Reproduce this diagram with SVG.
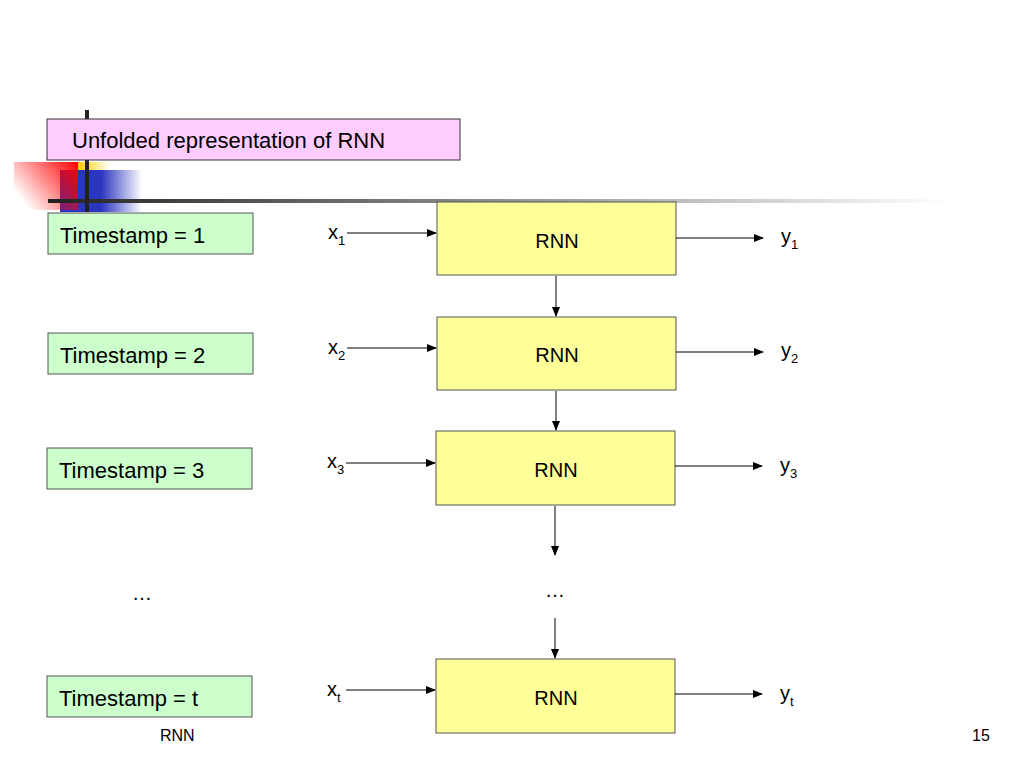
<svg xmlns="http://www.w3.org/2000/svg" width="1024" height="768" viewBox="0 0 1024 768">
<defs>
<linearGradient id="red" x1="1" y1="0" x2="0" y2="0.6"><stop offset="0" stop-color="#f00"/><stop offset="1" stop-color="#f00" stop-opacity="0"/></linearGradient>
<linearGradient id="blue" x1="0" y1="0" x2="1" y2="0"><stop offset="0.5" stop-color="#2a35c0"/><stop offset="1" stop-color="#2a35c0" stop-opacity="0"/></linearGradient>
<linearGradient id="yel" x1="0" y1="0" x2="1" y2="0"><stop offset="0" stop-color="#fc0"/><stop offset="1" stop-color="#fc0" stop-opacity="0"/></linearGradient>
<linearGradient id="line" x1="0" y1="0" x2="1" y2="0"><stop offset="0" stop-color="#222"/><stop offset="1" stop-color="#fff"/></linearGradient>
<marker id="ah" markerWidth="10" markerHeight="8" refX="9" refY="4" orient="auto" markerUnits="userSpaceOnUse"><path d="M0,0 L10,4 L0,8 Z" fill="#000"/></marker>
</defs>
<style>
text{font-family:"Liberation Sans",Arial,sans-serif;fill:#000}
.ts{fill:#ccffcc;stroke:#555;stroke-width:1}
.rnn{fill:#ffff99;stroke:#555;stroke-width:1}
.c{stroke:#000;stroke-width:1;fill:none;marker-end:url(#ah)}
.t{font-size:22px}
.s{font-size:20px}
.sub{font-size:13px}
</style>
<rect width="1024" height="768" fill="#fff"/>
<g id="decor">
<rect x="78" y="162" width="32" height="9" fill="url(#yel)"/>
<rect x="60" y="170" width="82" height="42" fill="url(#blue)"/>
<rect x="14" y="162" width="64" height="48" fill="url(#red)"/>
<rect x="48" y="199" width="900" height="4" fill="url(#line)"/>
<rect x="85" y="110" width="4" height="102" fill="#222"/>
</g>
<g id="title"><rect x="47" y="119" width="413" height="41" fill="#ffccff" stroke="#333"/><text x="72" y="148" class="t">Unfolded representation of RNN</text></g>
<g id="ts1"><rect class="ts" x="48" y="213" width="205" height="41"/><text x="60" y="243" class="t">Timestamp = 1</text></g>
<g id="ts2"><rect class="ts" x="48" y="333" width="205" height="41"/><text x="60" y="363" class="t">Timestamp = 2</text></g>
<g id="ts3"><rect class="ts" x="47" y="448" width="205" height="41"/><text x="59" y="478" class="t">Timestamp = 3</text></g>
<g id="tst"><rect class="ts" x="47" y="676" width="205" height="41"/><text x="59" y="706" class="t">Timestamp = t</text></g>
<g id="rnn1"><rect class="rnn" x="437" y="202" width="239" height="73"/><text x="557" y="248" class="s" text-anchor="middle">RNN</text></g>
<g id="rnn2"><rect class="rnn" x="437" y="317" width="239" height="73"/><text x="557" y="362" class="s" text-anchor="middle">RNN</text></g>
<g id="rnn3"><rect class="rnn" x="436" y="431" width="239" height="74"/><text x="556" y="477" class="s" text-anchor="middle">RNN</text></g>
<g id="rnnt"><rect class="rnn" x="436" y="659" width="239" height="74"/><text x="556" y="705" class="s" text-anchor="middle">RNN</text></g>
<g id="labels">
<text x="328" y="239" class="s">x<tspan class="sub" dy="6">1</tspan></text>
<text x="328" y="354" class="s">x<tspan class="sub" dy="6">2</tspan></text>
<text x="327" y="468" class="s">x<tspan class="sub" dy="6">3</tspan></text>
<text x="327" y="696" class="s">x<tspan class="sub" dy="6">t</tspan></text>
<text x="781" y="243" class="s">y<tspan class="sub" dy="6">1</tspan></text>
<text x="781" y="357" class="s">y<tspan class="sub" dy="6">2</tspan></text>
<text x="780" y="472" class="s">y<tspan class="sub" dy="6">3</tspan></text>
<text x="780" y="700" class="s">y<tspan class="sub" dy="6">t</tspan></text>
<text x="142" y="600" class="s" text-anchor="middle">…</text>
<text x="555" y="597" class="s" text-anchor="middle">…</text>
<text x="160" y="741" font-size="16">RNN</text>
<text x="981" y="741" font-size="16" text-anchor="middle">15</text>
</g>
<g id="connectors">
<line class="c" x1="347" y1="233" x2="436" y2="233"/>
<line class="c" x1="347" y1="348" x2="436" y2="348"/>
<line class="c" x1="346" y1="463" x2="435" y2="463"/>
<line class="c" x1="346" y1="690" x2="435" y2="690"/>
<line class="c" x1="676" y1="238" x2="763" y2="238"/>
<line class="c" x1="676" y1="352" x2="763" y2="352"/>
<line class="c" x1="675" y1="466" x2="762" y2="466"/>
<line class="c" x1="675" y1="694" x2="762" y2="694"/>
<line class="c" x1="556" y1="276" x2="556" y2="316"/>
<line class="c" x1="556" y1="391" x2="556" y2="430"/>
<line class="c" x1="555" y1="506" x2="555" y2="555"/>
<line class="c" x1="555" y1="618" x2="555" y2="658"/>
</g>
</svg>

-.-.-

AIM OF THE EXERCISE =>
Write the lines above out again exactly, without any of their pictures.

RESULT FOR THIS TASK =>
Reproduce this diagram with SVG.
<svg xmlns="http://www.w3.org/2000/svg" width="1024" height="768" viewBox="0 0 1024 768">
<defs>
<linearGradient id="red" x1="1" y1="0" x2="0" y2="0.6"><stop offset="0" stop-color="#f00"/><stop offset="1" stop-color="#f00" stop-opacity="0"/></linearGradient>
<linearGradient id="blue" x1="0" y1="0" x2="1" y2="0"><stop offset="0.5" stop-color="#2a35c0"/><stop offset="1" stop-color="#2a35c0" stop-opacity="0"/></linearGradient>
<linearGradient id="yel" x1="0" y1="0" x2="1" y2="0"><stop offset="0" stop-color="#fc0"/><stop offset="1" stop-color="#fc0" stop-opacity="0"/></linearGradient>
<linearGradient id="line" x1="0" y1="0" x2="1" y2="0"><stop offset="0" stop-color="#222"/><stop offset="1" stop-color="#fff"/></linearGradient>
<marker id="ah" markerWidth="10" markerHeight="8" refX="9" refY="4" orient="auto" markerUnits="userSpaceOnUse"><path d="M0,0 L10,4 L0,8 Z" fill="#000"/></marker>
</defs>
<style>
text{font-family:"Liberation Sans",Arial,sans-serif;fill:#000}
.ts{fill:#ccffcc;stroke:#555;stroke-width:1}
.rnn{fill:#ffff99;stroke:#555;stroke-width:1}
.c{stroke:#000;stroke-width:1;fill:none;marker-end:url(#ah)}
.t{font-size:22px}
.s{font-size:20px}
.sub{font-size:13px}
</style>
<rect width="1024" height="768" fill="#fff"/>
<g id="decor">
<rect x="78" y="162" width="32" height="9" fill="url(#yel)"/>
<rect x="60" y="170" width="82" height="42" fill="url(#blue)"/>
<rect x="14" y="162" width="64" height="48" fill="url(#red)"/>
<rect x="48" y="199" width="900" height="4" fill="url(#line)"/>
<rect x="85" y="110" width="4" height="102" fill="#222"/>
</g>
<g id="title"><rect x="47" y="119" width="413" height="41" fill="#ffccff" stroke="#333"/><text x="72" y="148" class="t">Unfolded representation of RNN</text></g>
<g id="ts1"><rect class="ts" x="48" y="213" width="205" height="41"/><text x="60" y="243" class="t">Timestamp = 1</text></g>
<g id="ts2"><rect class="ts" x="48" y="333" width="205" height="41"/><text x="60" y="363" class="t">Timestamp = 2</text></g>
<g id="ts3"><rect class="ts" x="47" y="448" width="205" height="41"/><text x="59" y="478" class="t">Timestamp = 3</text></g>
<g id="tst"><rect class="ts" x="47" y="676" width="205" height="41"/><text x="59" y="706" class="t">Timestamp = t</text></g>
<g id="rnn1"><rect class="rnn" x="437" y="202" width="239" height="73"/><text x="557" y="248" class="s" text-anchor="middle">RNN</text></g>
<g id="rnn2"><rect class="rnn" x="437" y="317" width="239" height="73"/><text x="557" y="362" class="s" text-anchor="middle">RNN</text></g>
<g id="rnn3"><rect class="rnn" x="436" y="431" width="239" height="74"/><text x="556" y="477" class="s" text-anchor="middle">RNN</text></g>
<g id="rnnt"><rect class="rnn" x="436" y="659" width="239" height="74"/><text x="556" y="705" class="s" text-anchor="middle">RNN</text></g>
<g id="labels">
<text x="328" y="239" class="s">x<tspan class="sub" dy="6">1</tspan></text>
<text x="328" y="354" class="s">x<tspan class="sub" dy="6">2</tspan></text>
<text x="327" y="468" class="s">x<tspan class="sub" dy="6">3</tspan></text>
<text x="327" y="696" class="s">x<tspan class="sub" dy="6">t</tspan></text>
<text x="781" y="243" class="s">y<tspan class="sub" dy="6">1</tspan></text>
<text x="781" y="357" class="s">y<tspan class="sub" dy="6">2</tspan></text>
<text x="780" y="472" class="s">y<tspan class="sub" dy="6">3</tspan></text>
<text x="780" y="700" class="s">y<tspan class="sub" dy="6">t</tspan></text>
<text x="142" y="600" class="s" text-anchor="middle">…</text>
<text x="555" y="597" class="s" text-anchor="middle">…</text>
<text x="160" y="741" font-size="16">RNN</text>
<text x="981" y="741" font-size="16" text-anchor="middle">15</text>
</g>
<g id="connectors">
<line class="c" x1="347" y1="233" x2="436" y2="233"/>
<line class="c" x1="347" y1="348" x2="436" y2="348"/>
<line class="c" x1="346" y1="463" x2="435" y2="463"/>
<line class="c" x1="346" y1="690" x2="435" y2="690"/>
<line class="c" x1="676" y1="238" x2="763" y2="238"/>
<line class="c" x1="676" y1="352" x2="763" y2="352"/>
<line class="c" x1="675" y1="466" x2="762" y2="466"/>
<line class="c" x1="675" y1="694" x2="762" y2="694"/>
<line class="c" x1="556" y1="276" x2="556" y2="316"/>
<line class="c" x1="556" y1="391" x2="556" y2="430"/>
<line class="c" x1="555" y1="506" x2="555" y2="555"/>
<line class="c" x1="555" y1="618" x2="555" y2="658"/>
</g>
</svg>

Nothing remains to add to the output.